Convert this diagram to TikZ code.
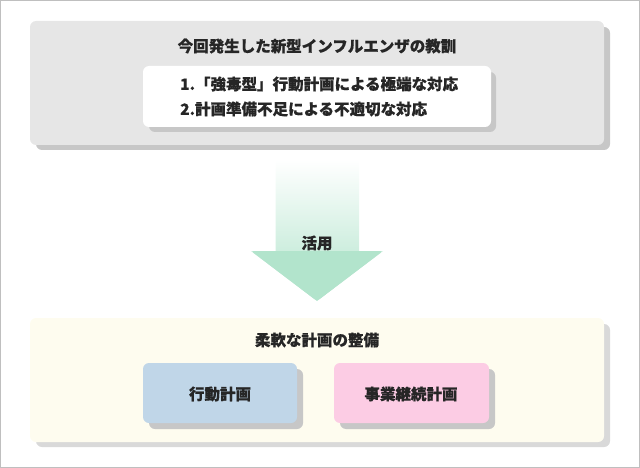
\documentclass[tikz,border=0pt]{standalone}
\usepackage{fontspec}
\setmainfont{Noto Sans CJK JP}[FakeBold=0.6]
\begin{document}
\begin{tikzpicture}[x=1pt,y=-1pt,
  box/.style={rounded corners=6pt},
  sh/.style={fill=black!22,rounded corners=6pt},
  txt/.style={text=black!85,font=\fontsize{15.5}{17}\selectfont\bfseries,inner sep=0pt}]
\definecolor{grayb}{HTML}{E6E6E6}
\definecolor{yel}{HTML}{FEFCEF}
\definecolor{blu}{HTML}{C0D6E8}
\definecolor{pnk}{HTML}{FCCCE4}
\definecolor{grn}{HTML}{B2E4CC}
\useasboundingbox (0,0) rectangle (640,468);
\draw[black!25,line width=1pt] (0.5,0.5) rectangle (639.5,467.5);
% top
\fill[sh] (36,27) rectangle (610,150);
\fill[grayb,box] (30,21) rectangle (604,145);
\node[txt] (t1) at (317,46) {今回発生した新型インフルエンザの教訓};
\fill[sh] (149,72) rectangle (496,132);
\fill[white,box] (143,66) rectangle (491,127);
\node[txt,anchor=west] (l1) at (180,84) {1.「強毒型」行動計画による極端な対応};
\node[txt,anchor=west] (l2) at (180,109) {2.計画準備不足による不適切な対応};
% arrow
\shade[top color=white,bottom color=grn,middle color=grn!50]
  (275.5,160) -- (359,160) -- (359,251) -- (383,251) -- (317,301) -- (251,251) -- (275.5,251) -- cycle;
\fill[grn,rounded corners=3pt] (251,251) -- (383,251) -- (317,301) -- cycle;
\node[txt] (u) at (317,243) {活用};
% bottom
\fill[sh,fill=black!15] (36,324) rectangle (610,447);
\fill[yel,box] (30,318) rectangle (604,442);
\node[txt] (b1) at (317,340) {柔軟な計画の整備};
\fill[sh] (149,369) rectangle (303,429);
\fill[blu,box] (143,363) rectangle (297,423);
\node[txt] (p1) at (220,394) {行動計画};
\fill[sh] (340,369) rectangle (495,429);
\fill[pnk,box] (334,363) rectangle (489,423);
\node[txt] (p2) at (411,394) {事業継続計画};
\end{tikzpicture}
\end{document}
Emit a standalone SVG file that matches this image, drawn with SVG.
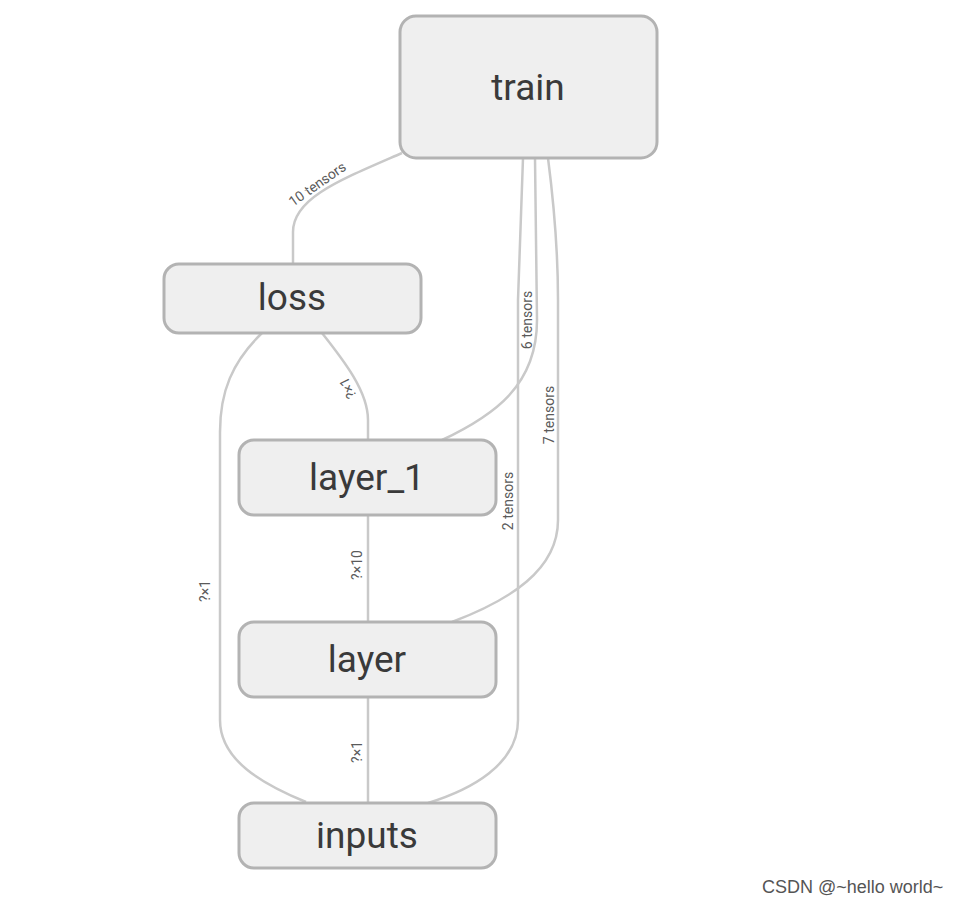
<svg xmlns="http://www.w3.org/2000/svg" width="960" height="904" viewBox="0 0 960 904">
<style>
.node rect{fill:#efefef;stroke:#b3b3b3;stroke-width:3}
.node text{font-family:Roboto,"Liberation Sans",sans-serif;font-size:37px;fill:#3a3a3a;text-anchor:middle;dominant-baseline:central}
.edges path{fill:none;stroke:#c9c9c9;stroke-width:2.5}
.lbl{font-family:Roboto,"Liberation Sans",sans-serif;font-size:14px;fill:#5a5a5a;text-anchor:middle}
.wm{font-family:"Liberation Sans",Arial,sans-serif;font-size:18px;fill:#555}
</style>
<rect width="960" height="904" fill="#fff"/>
<g class="edges" id="edges">
<path d="M402,153 C340,180 293,198 293,232 L293,264"/>
<path d="M322,333 C345,362 368,392 368,420 L368,440"/>
<path d="M262,333 C232,362 220,392 220,432 L220,720 C220,760 262,784 306,802"/>
<path d="M368,515 L368,622"/>
<path d="M368,697 L368,803"/>
<path d="M535,158 L537,320 C537,385 495,415 442,440"/>
<path d="M523,158 L518,300 L518,720 C518,765 470,790 428,803"/>
<path d="M548,158 C556,220 558,260 558,300 L558,520 C558,570 510,600 452,622"/>
<text class="lbl" transform="translate(320,188) rotate(-35)">10 tensors</text>
<text class="lbl" transform="translate(352,386) rotate(-116)">?×1</text>
<text class="lbl" transform="translate(210,591) rotate(-90)">?×1</text>
<text class="lbl" transform="translate(362,565) rotate(-90)">?×10</text>
<text class="lbl" transform="translate(362,752) rotate(-90)">?×1</text>
<text class="lbl" transform="translate(532,320) rotate(-90)">6 tensors</text>
<text class="lbl" transform="translate(513,501) rotate(-90)">2 tensors</text>
<text class="lbl" transform="translate(554,415) rotate(-90)">7 tensors</text>
</g>
<g class="node" id="train"><rect x="400" y="16" width="257" height="142" rx="16"/><text x="528" y="87">train</text></g>
<g class="node" id="loss"><rect x="164" y="264" width="257" height="69" rx="15"/><text x="292" y="297">loss</text></g>
<g class="node" id="layer_1"><rect x="239" y="440" width="257" height="75" rx="15"/><text x="367" y="477">layer_1</text></g>
<g class="node" id="layer"><rect x="239" y="622" width="257" height="75" rx="15"/><text x="367" y="659">layer</text></g>
<g class="node" id="inputs"><rect x="239" y="803" width="257" height="65" rx="15"/><text x="367" y="835">inputs</text></g>
<text class="wm" x="762" y="893">CSDN @~hello world~</text>
</svg>
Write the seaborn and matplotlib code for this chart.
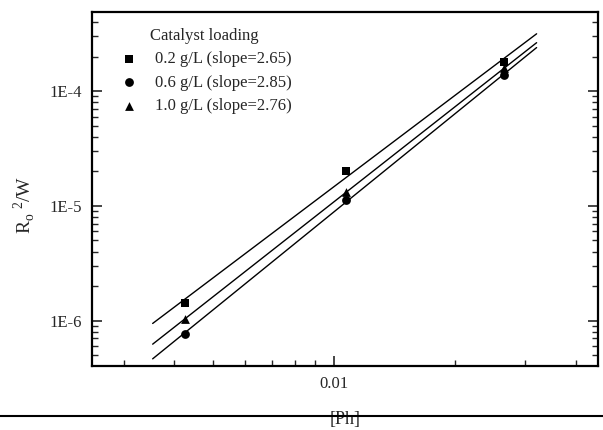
import numpy as np
import pandas as pd
import matplotlib
matplotlib.use("Agg")
import matplotlib.pyplot as plt
import matplotlib.ticker as mticker
from matplotlib.lines import Line2D
import seaborn as sns

# ---- data ----
ph_conc = [0.00425, 0.0107, 0.0266]           # [Ph]
y_02 = [1.43e-6, 2.02e-5, 1.81e-4]            # 0.2 g/L
y_06 = [7.65e-7, 1.12e-5, 1.39e-4]            # 0.6 g/L
y_10 = [1.03e-6, 1.31e-5, 1.59e-4]            # 1.0 g/L
series_labels = ["0.2 g/L (slope=2.65)", "0.6 g/L (slope=2.85)", "1.0 g/L (slope=2.76)"]
series_markers = ["s", "o", "^"]
fit_range = [0.00354, 0.032]
legend_title = "Catalyst loading"
x_label = "[Ph]"
y_label = r"R$_\mathregular{o}$$^\mathregular{\ 2}$/W"

sns.set_style("ticks")
plt.rcParams["font.family"] = ["Liberation Serif", "DejaVu Serif"]
plt.rcParams["mathtext.fontset"] = "custom"
plt.rcParams["mathtext.rm"] = "Liberation Serif"

fig = plt.figure(figsize=(6.03, 4.30), dpi=100)
ax = fig.add_axes([92/603, (430-366)/430, 506/603, 354/430])

all_y = [y_02, y_06, y_10]
for yv, lab, mk in zip(all_y, series_labels, series_markers):
    df = pd.DataFrame({"x": ph_conc, "y": yv})
    sns.scatterplot(data=df, x="x", y="y", marker=mk, color="black", s=40,
                    linewidth=0, label=lab, ax=ax, zorder=3)
    # least-squares fit in log-log space
    b, a = np.polyfit(np.log10(ph_conc), np.log10(yv), 1)
    fx = np.array(fit_range)
    fdf = pd.DataFrame({"x": fx, "y": 10 ** (a + b * np.log10(fx))})
    sns.lineplot(data=fdf, x="x", y="y", color="black", linewidth=1.0,
                 legend=False, ax=ax, zorder=2)

ax.set_xscale("log")
ax.set_yscale("log")
ax.set_xlim(0.0025, 0.0455)
ax.set_ylim(4.03e-7, 4.9e-4)

ax.xaxis.set_major_locator(mticker.LogLocator(base=10))
ax.xaxis.set_minor_locator(mticker.LogLocator(base=10, subs=np.arange(2, 10)))
ax.yaxis.set_major_locator(mticker.LogLocator(base=10))
ax.yaxis.set_minor_locator(mticker.LogLocator(base=10, subs=np.arange(2, 10)))
ax.xaxis.set_major_formatter(mticker.FuncFormatter(lambda v, p: f"{v:g}"))
ax.yaxis.set_major_formatter(mticker.FuncFormatter(lambda v, p: f"1E{int(round(np.log10(v)))}"))
ax.xaxis.set_minor_formatter(mticker.NullFormatter())
ax.yaxis.set_minor_formatter(mticker.NullFormatter())

ax.tick_params(axis="both", which="major", direction="in", length=7, width=1.2,
               labelsize=12, pad=7)
ax.tick_params(axis="both", which="minor", direction="in", length=4, width=1.0)
ax.tick_params(axis="y", which="both", right=True, left=True)
ax.tick_params(axis="x", which="both", top=False, bottom=True)
for sp in ax.spines.values():
    sp.set_visible(True)
    sp.set_linewidth(1.6)
    sp.set_color("black")

ax.set_xlabel(x_label, fontsize=13)
ax.set_ylabel(y_label, fontsize=14)
ax.xaxis.set_label_coords(0.5, -0.127)
ax.yaxis.set_label_coords(-0.108, 0.455)

leg = ax.legend(title=legend_title, loc="upper left", bbox_to_anchor=(0.036, 0.975),
                borderaxespad=0, frameon=False, fontsize=12, title_fontsize=12,
                handlelength=1.5, handletextpad=0.8, labelspacing=0.45)

fig.add_artist(Line2D([0, 1], [(430-416)/430, (430-416)/430], color="black",
                      linewidth=1.5, transform=fig.transFigure))

fig.savefig("out.png", dpi=100)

> EXERCISE
From the records above, transcribe exactly the lines starting at the one containing "Write the seaborn" and ending at the one containing "import seaborn as sns". Skip the pictures.

> FINAL ANSWER
Write the seaborn and matplotlib code for this chart.
import numpy as np
import pandas as pd
import matplotlib
matplotlib.use("Agg")
import matplotlib.pyplot as plt
import matplotlib.ticker as mticker
from matplotlib.lines import Line2D
import seaborn as sns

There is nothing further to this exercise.